**GIVEN DATA:**
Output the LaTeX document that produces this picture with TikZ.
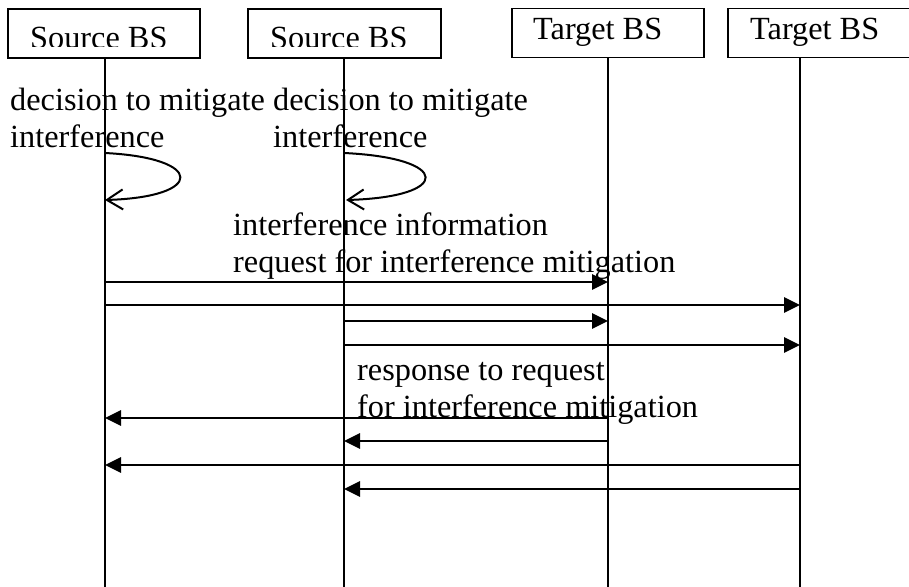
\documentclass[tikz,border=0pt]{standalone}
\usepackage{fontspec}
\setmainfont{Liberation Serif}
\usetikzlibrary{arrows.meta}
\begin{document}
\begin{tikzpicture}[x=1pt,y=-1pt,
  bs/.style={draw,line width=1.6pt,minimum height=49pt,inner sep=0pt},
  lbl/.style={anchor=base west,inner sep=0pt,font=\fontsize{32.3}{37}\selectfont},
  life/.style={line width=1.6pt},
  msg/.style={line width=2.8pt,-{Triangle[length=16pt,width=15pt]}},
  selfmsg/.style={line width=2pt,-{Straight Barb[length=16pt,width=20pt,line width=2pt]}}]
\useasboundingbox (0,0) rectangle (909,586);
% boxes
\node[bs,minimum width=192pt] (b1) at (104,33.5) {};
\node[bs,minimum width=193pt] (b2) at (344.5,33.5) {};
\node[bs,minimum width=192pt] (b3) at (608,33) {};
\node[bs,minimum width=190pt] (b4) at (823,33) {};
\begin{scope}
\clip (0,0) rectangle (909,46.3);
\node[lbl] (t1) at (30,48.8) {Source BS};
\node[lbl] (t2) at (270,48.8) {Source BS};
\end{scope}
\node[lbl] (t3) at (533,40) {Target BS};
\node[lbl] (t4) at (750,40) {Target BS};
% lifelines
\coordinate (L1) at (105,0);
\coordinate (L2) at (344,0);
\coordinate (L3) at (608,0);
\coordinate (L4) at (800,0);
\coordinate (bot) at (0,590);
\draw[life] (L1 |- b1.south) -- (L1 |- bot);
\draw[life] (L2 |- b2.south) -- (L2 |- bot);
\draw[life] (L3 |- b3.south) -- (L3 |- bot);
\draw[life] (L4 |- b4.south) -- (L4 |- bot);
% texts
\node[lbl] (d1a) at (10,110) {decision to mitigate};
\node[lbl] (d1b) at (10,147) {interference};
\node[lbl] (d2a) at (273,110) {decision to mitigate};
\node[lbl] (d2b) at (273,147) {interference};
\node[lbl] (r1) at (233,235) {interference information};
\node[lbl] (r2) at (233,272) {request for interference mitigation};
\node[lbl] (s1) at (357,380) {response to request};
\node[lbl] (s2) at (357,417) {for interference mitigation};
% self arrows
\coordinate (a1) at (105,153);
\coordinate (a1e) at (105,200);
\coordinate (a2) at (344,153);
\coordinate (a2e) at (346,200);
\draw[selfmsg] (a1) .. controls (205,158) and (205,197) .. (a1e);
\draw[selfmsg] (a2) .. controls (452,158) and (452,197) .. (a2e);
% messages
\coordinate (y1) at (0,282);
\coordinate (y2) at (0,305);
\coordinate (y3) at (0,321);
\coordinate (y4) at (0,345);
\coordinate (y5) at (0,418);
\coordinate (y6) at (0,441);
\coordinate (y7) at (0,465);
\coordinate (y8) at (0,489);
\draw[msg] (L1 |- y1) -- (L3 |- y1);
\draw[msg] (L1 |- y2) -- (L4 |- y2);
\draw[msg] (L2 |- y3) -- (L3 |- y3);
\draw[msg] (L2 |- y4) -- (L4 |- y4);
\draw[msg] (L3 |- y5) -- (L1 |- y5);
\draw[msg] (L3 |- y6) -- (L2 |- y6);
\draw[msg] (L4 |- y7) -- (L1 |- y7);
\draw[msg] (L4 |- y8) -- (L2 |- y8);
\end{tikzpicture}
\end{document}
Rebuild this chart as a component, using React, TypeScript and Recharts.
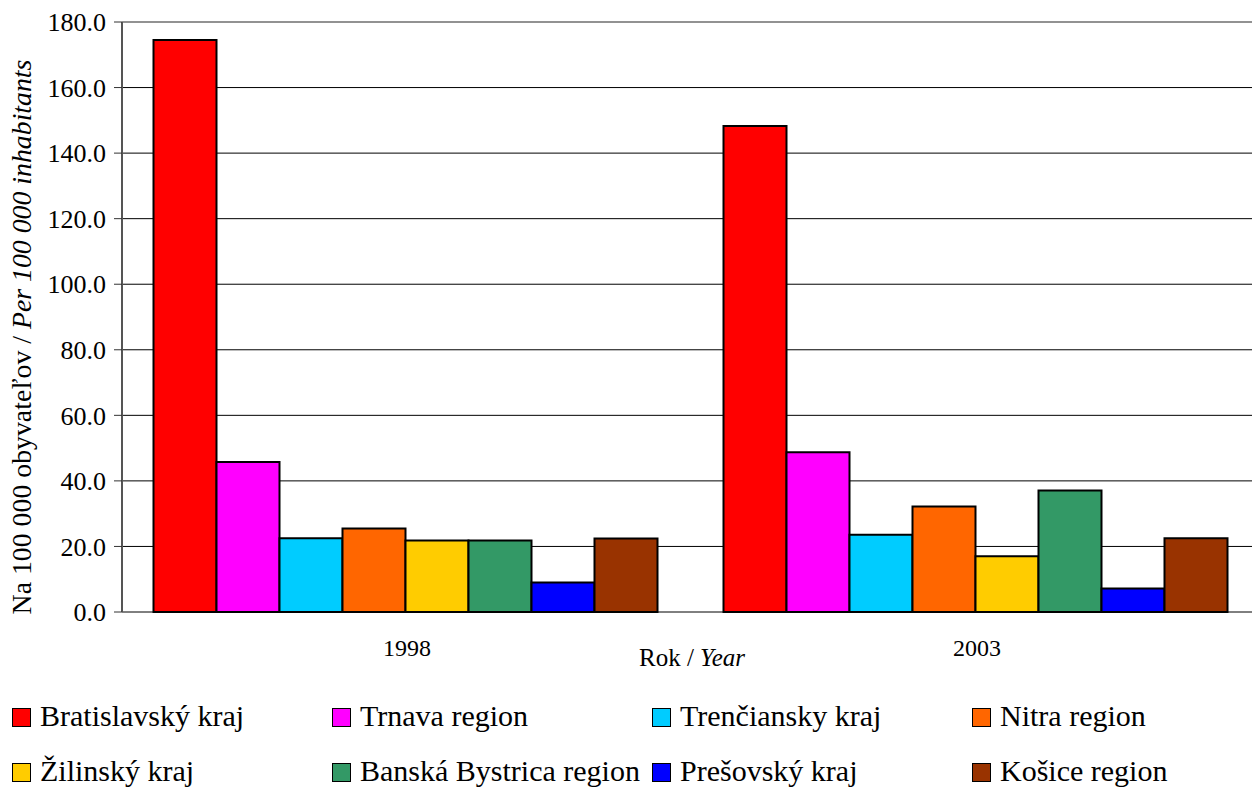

**SHORT PROBLEM:** Leave images out of the retyped records; keep all else exact.

**EXERCISE RESPONSE:**
Output the LaTeX document that produces this picture with TikZ.
\documentclass[tikz,border=0pt]{standalone}
\usepackage{fontspec}
\setmainfont{Liberation Serif}
\usetikzlibrary{arrows.meta}
\begin{document}
\begin{tikzpicture}[x=1pt,y=-1pt,
  bs/.style={draw,line width=1.6pt,minimum height=49pt,inner sep=0pt},
  lbl/.style={anchor=base west,inner sep=0pt,font=\fontsize{32.3}{37}\selectfont},
  life/.style={line width=1.6pt},
  msg/.style={line width=2.8pt,-{Triangle[length=16pt,width=15pt]}},
  selfmsg/.style={line width=2pt,-{Straight Barb[length=16pt,width=20pt,line width=2pt]}}]
\useasboundingbox (0,0) rectangle (909,586);
% boxes
\node[bs,minimum width=192pt] (b1) at (104,33.5) {};
\node[bs,minimum width=193pt] (b2) at (344.5,33.5) {};
\node[bs,minimum width=192pt] (b3) at (608,33) {};
\node[bs,minimum width=190pt] (b4) at (823,33) {};
\begin{scope}
\clip (0,0) rectangle (909,46.3);
\node[lbl] (t1) at (30,48.8) {Source BS};
\node[lbl] (t2) at (270,48.8) {Source BS};
\end{scope}
\node[lbl] (t3) at (533,40) {Target BS};
\node[lbl] (t4) at (750,40) {Target BS};
% lifelines
\coordinate (L1) at (105,0);
\coordinate (L2) at (344,0);
\coordinate (L3) at (608,0);
\coordinate (L4) at (800,0);
\coordinate (bot) at (0,590);
\draw[life] (L1 |- b1.south) -- (L1 |- bot);
\draw[life] (L2 |- b2.south) -- (L2 |- bot);
\draw[life] (L3 |- b3.south) -- (L3 |- bot);
\draw[life] (L4 |- b4.south) -- (L4 |- bot);
% texts
\node[lbl] (d1a) at (10,110) {decision to mitigate};
\node[lbl] (d1b) at (10,147) {interference};
\node[lbl] (d2a) at (273,110) {decision to mitigate};
\node[lbl] (d2b) at (273,147) {interference};
\node[lbl] (r1) at (233,235) {interference information};
\node[lbl] (r2) at (233,272) {request for interference mitigation};
\node[lbl] (s1) at (357,380) {response to request};
\node[lbl] (s2) at (357,417) {for interference mitigation};
% self arrows
\coordinate (a1) at (105,153);
\coordinate (a1e) at (105,200);
\coordinate (a2) at (344,153);
\coordinate (a2e) at (346,200);
\draw[selfmsg] (a1) .. controls (205,158) and (205,197) .. (a1e);
\draw[selfmsg] (a2) .. controls (452,158) and (452,197) .. (a2e);
% messages
\coordinate (y1) at (0,282);
\coordinate (y2) at (0,305);
\coordinate (y3) at (0,321);
\coordinate (y4) at (0,345);
\coordinate (y5) at (0,418);
\coordinate (y6) at (0,441);
\coordinate (y7) at (0,465);
\coordinate (y8) at (0,489);
\draw[msg] (L1 |- y1) -- (L3 |- y1);
\draw[msg] (L1 |- y2) -- (L4 |- y2);
\draw[msg] (L2 |- y3) -- (L3 |- y3);
\draw[msg] (L2 |- y4) -- (L4 |- y4);
\draw[msg] (L3 |- y5) -- (L1 |- y5);
\draw[msg] (L3 |- y6) -- (L2 |- y6);
\draw[msg] (L4 |- y7) -- (L1 |- y7);
\draw[msg] (L4 |- y8) -- (L2 |- y8);
\end{tikzpicture}
\end{document}
Rebuild this chart as a component, using React, TypeScript and Recharts.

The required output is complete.